Within the next 48 hours, I will spend time reflecting with about 100 people on the topic of mercy. In his short time as pontiff of the Roman Catholic Church, Pope Francis has electrified the world with his bold statements and writings on many topics and has manifested in his person and actions the love that runs as a theme through all that he proclaims. On December 8th of last year, Francis proclaimed a Jubilee Year of Mercy. The biblical understanding of sabbath stated that every seven years the land should lie fallow (resting the soil from the depletion caused by the crops) and after seven such cycles, the 50th year – jubilee – when people would also rest, “giving back” during which land was to be returned to original owner and captives were to be set free, the underlying intent being to restore right relationships and ensure that everyone had the means to live a productive life.

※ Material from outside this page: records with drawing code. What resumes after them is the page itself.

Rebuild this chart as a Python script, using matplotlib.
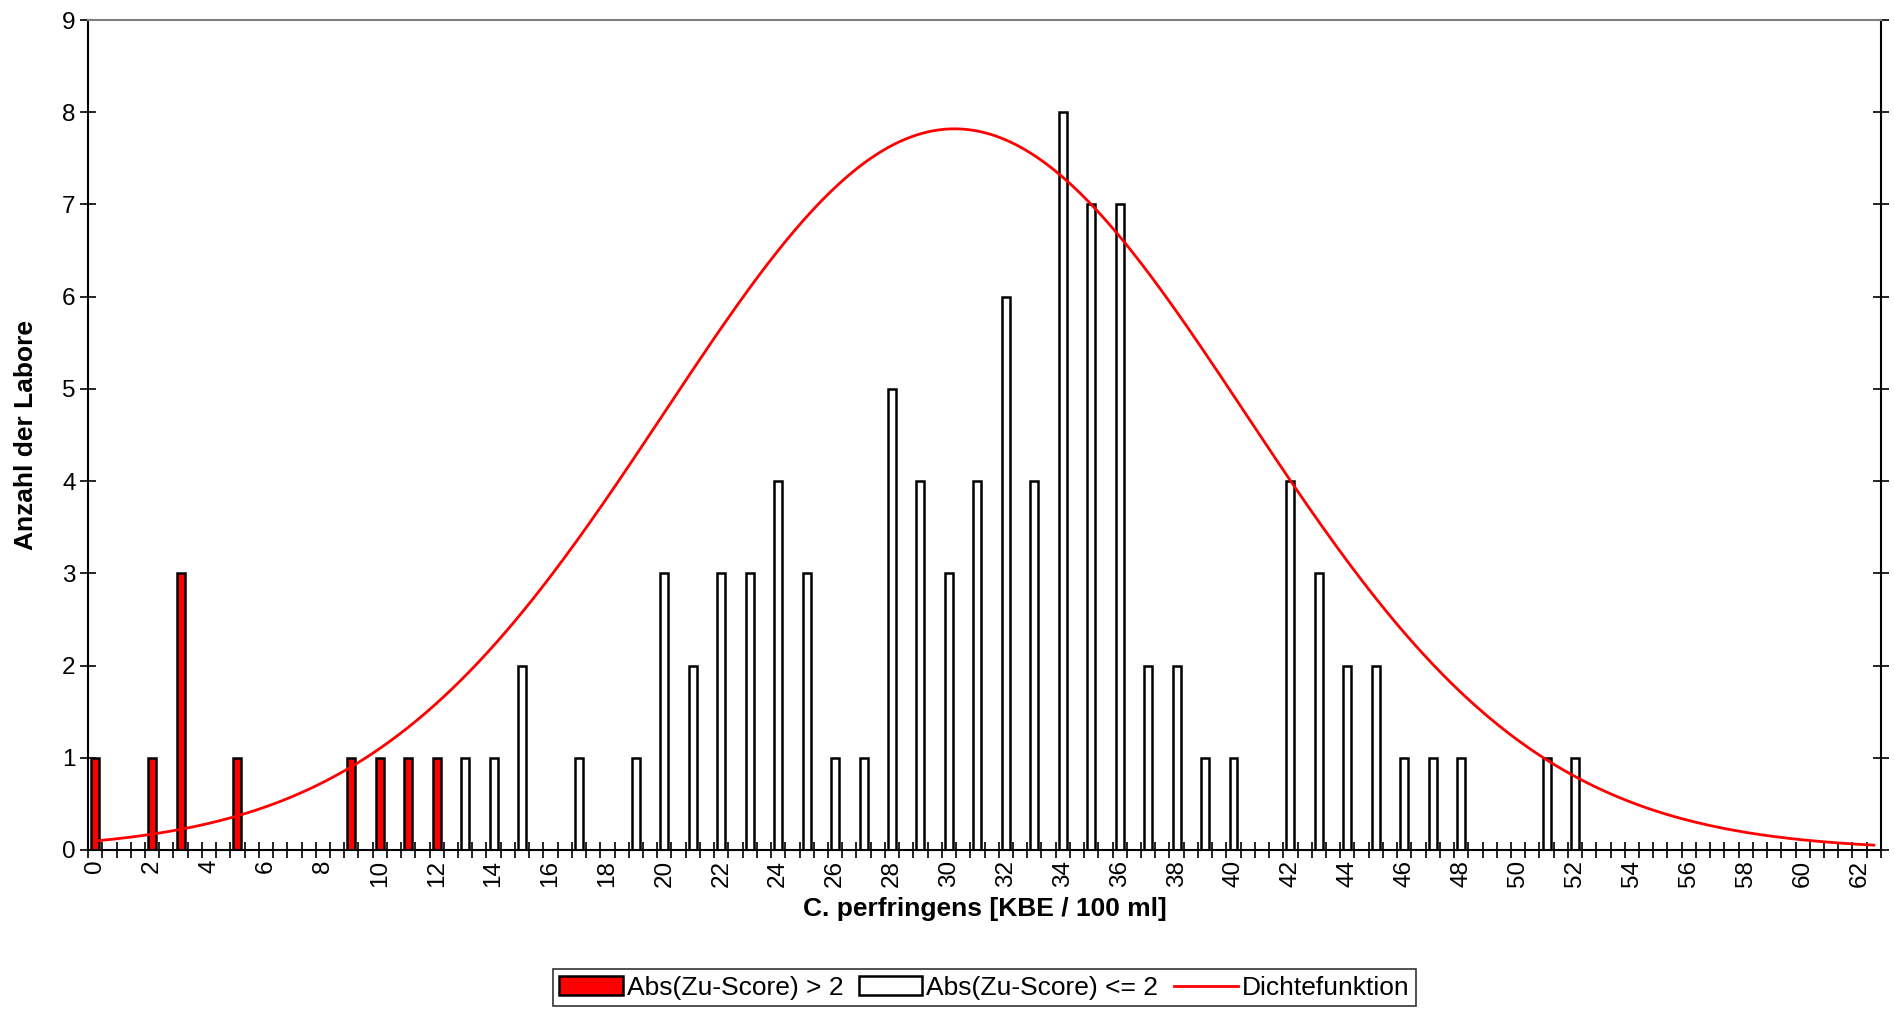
import numpy as np
import matplotlib
matplotlib.use("Agg")
import matplotlib.pyplot as plt
from matplotlib.patches import Patch
from matplotlib.lines import Line2D

plt.rcParams['font.family'] = ['Liberation Sans', 'DejaVu Sans']

# laboratory results, outliers (|z| > 2)
out_x = [0, 2, 3, 5, 9, 10, 11, 12]
out_n = [1, 1, 3, 1, 1, 1, 1, 1]

# laboratory results, |z| <= 2
ok_x = [13, 14, 15, 17, 19, 20, 21, 22, 23, 24, 25, 26, 27, 28, 29, 30, 31,
        32, 33, 34, 35, 36, 37, 38, 39, 40, 42, 43, 44, 45, 46, 47, 48, 51, 52]
ok_n = [1, 1, 2, 1, 1, 3, 2, 3, 3, 4, 3, 1, 1, 5, 4, 3, 4,
        6, 4, 8, 7, 7, 2, 2, 1, 1, 4, 3, 2, 2, 1, 1, 1, 1, 1]

# normal density curve parameters
dens_mean = 30.2
dens_sd = 10.2
dens_peak = 7.82

fs_tick = 17.5
fs = 19

fig = plt.figure(figsize=(18.94, 10.11), dpi=100)
ax = fig.add_axes([0.0465, 0.1593, 0.9466, 0.8209])

bw = 0.28
ax.bar(out_x, out_n, width=bw, color='#ff0000', edgecolor='black', linewidth=1.8, zorder=2)
ax.bar(ok_x, ok_n, width=bw, color='white', edgecolor='black', linewidth=1.8, zorder=2)

xs = np.linspace(0, 62.5, 400)
ys = dens_peak * np.exp(-0.5 * ((xs - dens_mean) / dens_sd) ** 2)
ax.plot(xs, ys, color='#ff0000', linewidth=2.0, zorder=3)

ax.set_xlim(-0.25, 62.75)
ax.set_ylim(0, 9)

ax.set_xticks(np.arange(0, 63, 2))
ax.set_xticklabels([str(v) for v in range(0, 63, 2)], rotation=90, fontsize=fs_tick)
ax.set_xticks(np.arange(-0.25, 62.8, 0.5), minor=True)
ax.tick_params(axis='x', which='major', length=0, pad=7)
ax.tick_params(axis='x', which='minor', direction='inout', length=12, width=1.2)

ax.set_yticks(range(10))
ax.tick_params(axis='y', which='major', direction='inout', length=12, width=1.2,
               labelsize=fs_tick, right=True, pad=3)

for side in ['left', 'bottom', 'right']:
    ax.spines[side].set_color('black')
    ax.spines[side].set_linewidth(1.5)
ax.spines['top'].set_color('#808080')
ax.spines['top'].set_linewidth(1.5)

ax.set_xlabel('C. perfringens [KBE / 100 ml]', fontsize=fs, fontweight='bold', labelpad=7)
ax.set_ylabel('Anzahl der Labore', fontsize=fs, fontweight='bold')
ax.yaxis.set_label_coords(-0.028, 0.5)

handles = [
    Patch(facecolor='#ff0000', edgecolor='black', linewidth=1.8),
    Patch(facecolor='white', edgecolor='black', linewidth=1.8),
    Line2D([0], [0], color='#ff0000', linewidth=2.0),
]
labels = ['Abs(Zu-Score) > 2', 'Abs(Zu-Score) <= 2', 'Dichtefunktion']
leg = fig.legend(handles, labels, loc='lower center', bbox_to_anchor=(0.5197, 0.002), ncol=3,
                 fontsize=fs, frameon=True, fancybox=False, edgecolor='black',
                 handlelength=2.4, handletextpad=0.15, columnspacing=0.6, borderpad=0.25,
                 borderaxespad=0.1)
leg.get_frame().set_linewidth(1.2)

fig.savefig('out.png', dpi=100, facecolor='white')
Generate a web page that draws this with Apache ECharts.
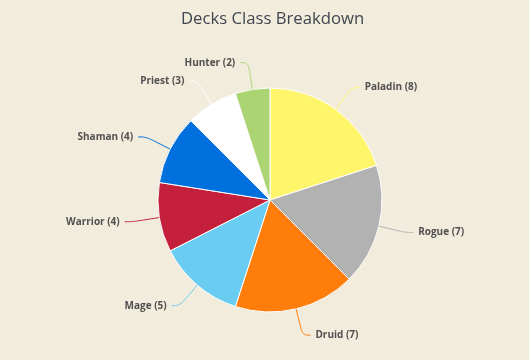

Although a complicated concept from the Book of Leviticus that bears some study to comprehend, the remains of the practice of jubilee in most cases – far beyond Jewish law – is the sense of restoring right relationships: with God, among people and with the earth. It is in this sense that Pope Francis speaks of Mercy, a concept that has lost a sense of fullness in our time and culture and needs to be restored. Here is a portion of his proclamation:
We need constantly to contemplate the mystery of mercy. It is a wellspring of joy, serenity and peace. Mercy: the word reveals the very mystery of the Most Holy Trinity. Mercy: the ultimate and supreme act by which God comes to meet us. Mercy: the fundamental law that dwells in the heart of every person who looks sincerely into the eyes of his brothers and sisters on the path of life. Mercy: the bridge that connects God and humans, opening our hearts to the hope of being loved forever despite our sinfulness.
We are at the halfway point in this jubilee year, past time to begin interiorizing the words – the deeds – contained in the above paragraph. One small act of compassion would be a good start (or conscious continuation) for our “mission of mercy” – something we would do or say to someone in need, even perhaps if that someone were ourselves.